▸ **To do**
Write out each line exactly as given. Leave the pictures out of your copy.

▸ **Recorded data**
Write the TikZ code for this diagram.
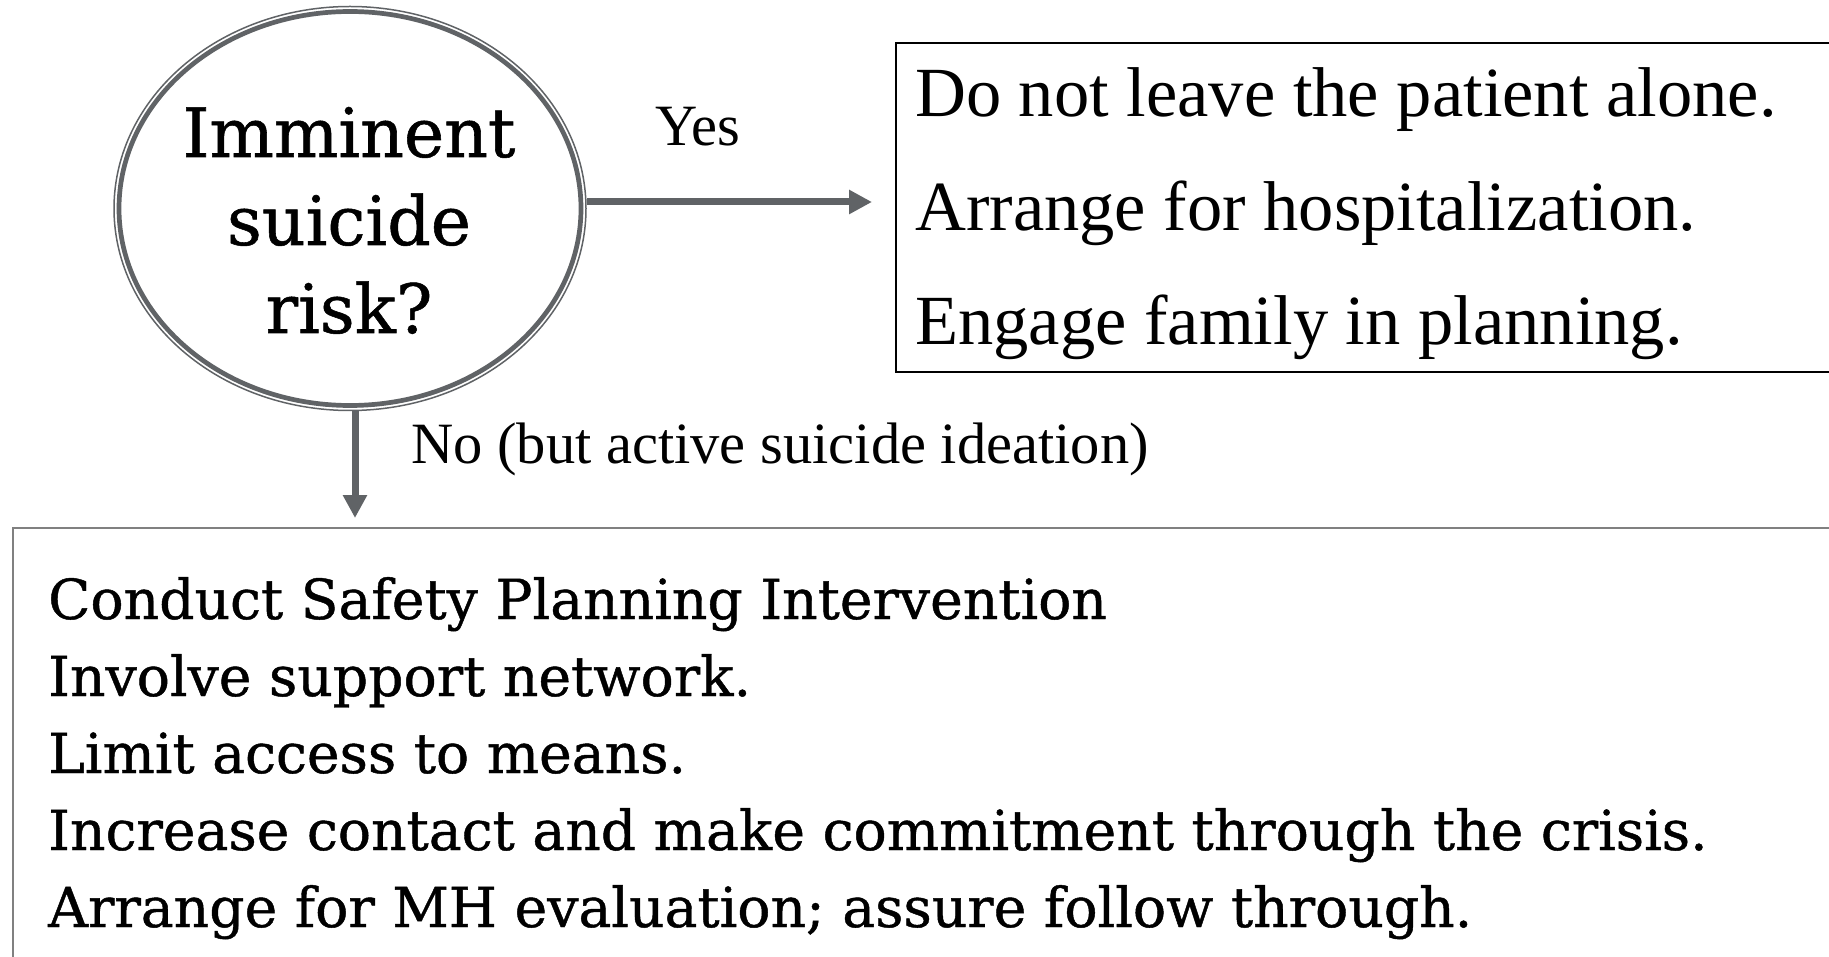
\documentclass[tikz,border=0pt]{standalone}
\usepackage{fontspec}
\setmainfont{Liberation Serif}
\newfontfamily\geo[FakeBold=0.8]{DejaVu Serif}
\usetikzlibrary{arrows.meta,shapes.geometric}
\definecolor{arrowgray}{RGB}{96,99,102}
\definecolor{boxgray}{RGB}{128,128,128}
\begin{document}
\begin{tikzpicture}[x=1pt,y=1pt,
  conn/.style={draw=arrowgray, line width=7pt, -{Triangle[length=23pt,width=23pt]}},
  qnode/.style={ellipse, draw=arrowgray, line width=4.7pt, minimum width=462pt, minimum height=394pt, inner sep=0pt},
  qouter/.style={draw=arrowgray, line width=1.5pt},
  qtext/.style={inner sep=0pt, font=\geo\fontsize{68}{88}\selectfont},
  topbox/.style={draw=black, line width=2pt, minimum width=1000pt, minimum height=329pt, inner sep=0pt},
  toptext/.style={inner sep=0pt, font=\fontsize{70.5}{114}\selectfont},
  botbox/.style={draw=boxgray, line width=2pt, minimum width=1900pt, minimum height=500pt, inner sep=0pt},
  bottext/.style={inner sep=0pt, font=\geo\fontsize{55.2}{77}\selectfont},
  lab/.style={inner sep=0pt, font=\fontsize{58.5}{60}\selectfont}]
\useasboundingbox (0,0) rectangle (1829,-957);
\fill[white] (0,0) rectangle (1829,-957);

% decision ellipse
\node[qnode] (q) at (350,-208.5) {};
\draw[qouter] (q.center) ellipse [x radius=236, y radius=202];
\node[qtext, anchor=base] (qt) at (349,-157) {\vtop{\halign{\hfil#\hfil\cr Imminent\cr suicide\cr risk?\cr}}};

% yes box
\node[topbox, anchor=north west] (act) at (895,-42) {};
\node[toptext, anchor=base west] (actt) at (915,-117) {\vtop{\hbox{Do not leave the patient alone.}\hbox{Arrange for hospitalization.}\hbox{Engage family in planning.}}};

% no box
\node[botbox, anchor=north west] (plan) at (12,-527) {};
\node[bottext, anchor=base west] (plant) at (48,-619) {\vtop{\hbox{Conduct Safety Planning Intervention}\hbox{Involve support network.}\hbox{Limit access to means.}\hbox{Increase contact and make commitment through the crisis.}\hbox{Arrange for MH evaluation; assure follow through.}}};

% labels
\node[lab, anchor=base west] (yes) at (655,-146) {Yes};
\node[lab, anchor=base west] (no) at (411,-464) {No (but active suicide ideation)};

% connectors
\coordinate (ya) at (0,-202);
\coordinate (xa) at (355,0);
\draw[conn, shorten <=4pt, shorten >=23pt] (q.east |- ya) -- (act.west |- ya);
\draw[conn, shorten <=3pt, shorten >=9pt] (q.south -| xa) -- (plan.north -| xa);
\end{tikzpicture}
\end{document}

▸ **Answer to the problem**
Write the TikZ code for this diagram.
\documentclass[tikz,border=0pt]{standalone}
\usepackage{fontspec}
\setmainfont{Liberation Serif}
\newfontfamily\geo[FakeBold=0.8]{DejaVu Serif}
\usetikzlibrary{arrows.meta,shapes.geometric}
\definecolor{arrowgray}{RGB}{96,99,102}
\definecolor{boxgray}{RGB}{128,128,128}
\begin{document}
\begin{tikzpicture}[x=1pt,y=1pt,
  conn/.style={draw=arrowgray, line width=7pt, -{Triangle[length=23pt,width=23pt]}},
  qnode/.style={ellipse, draw=arrowgray, line width=4.7pt, minimum width=462pt, minimum height=394pt, inner sep=0pt},
  qouter/.style={draw=arrowgray, line width=1.5pt},
  qtext/.style={inner sep=0pt, font=\geo\fontsize{68}{88}\selectfont},
  topbox/.style={draw=black, line width=2pt, minimum width=1000pt, minimum height=329pt, inner sep=0pt},
  toptext/.style={inner sep=0pt, font=\fontsize{70.5}{114}\selectfont},
  botbox/.style={draw=boxgray, line width=2pt, minimum width=1900pt, minimum height=500pt, inner sep=0pt},
  bottext/.style={inner sep=0pt, font=\geo\fontsize{55.2}{77}\selectfont},
  lab/.style={inner sep=0pt, font=\fontsize{58.5}{60}\selectfont}]
\useasboundingbox (0,0) rectangle (1829,-957);
\fill[white] (0,0) rectangle (1829,-957);

% decision ellipse
\node[qnode] (q) at (350,-208.5) {};
\draw[qouter] (q.center) ellipse [x radius=236, y radius=202];
\node[qtext, anchor=base] (qt) at (349,-157) {\vtop{\halign{\hfil#\hfil\cr Imminent\cr suicide\cr risk?\cr}}};

% yes box
\node[topbox, anchor=north west] (act) at (895,-42) {};
\node[toptext, anchor=base west] (actt) at (915,-117) {\vtop{\hbox{Do not leave the patient alone.}\hbox{Arrange for hospitalization.}\hbox{Engage family in planning.}}};

% no box
\node[botbox, anchor=north west] (plan) at (12,-527) {};
\node[bottext, anchor=base west] (plant) at (48,-619) {\vtop{\hbox{Conduct Safety Planning Intervention}\hbox{Involve support network.}\hbox{Limit access to means.}\hbox{Increase contact and make commitment through the crisis.}\hbox{Arrange for MH evaluation; assure follow through.}}};

% labels
\node[lab, anchor=base west] (yes) at (655,-146) {Yes};
\node[lab, anchor=base west] (no) at (411,-464) {No (but active suicide ideation)};

% connectors
\coordinate (ya) at (0,-202);
\coordinate (xa) at (355,0);
\draw[conn, shorten <=4pt, shorten >=23pt] (q.east |- ya) -- (act.west |- ya);
\draw[conn, shorten <=3pt, shorten >=9pt] (q.south -| xa) -- (plan.north -| xa);
\end{tikzpicture}
\end{document}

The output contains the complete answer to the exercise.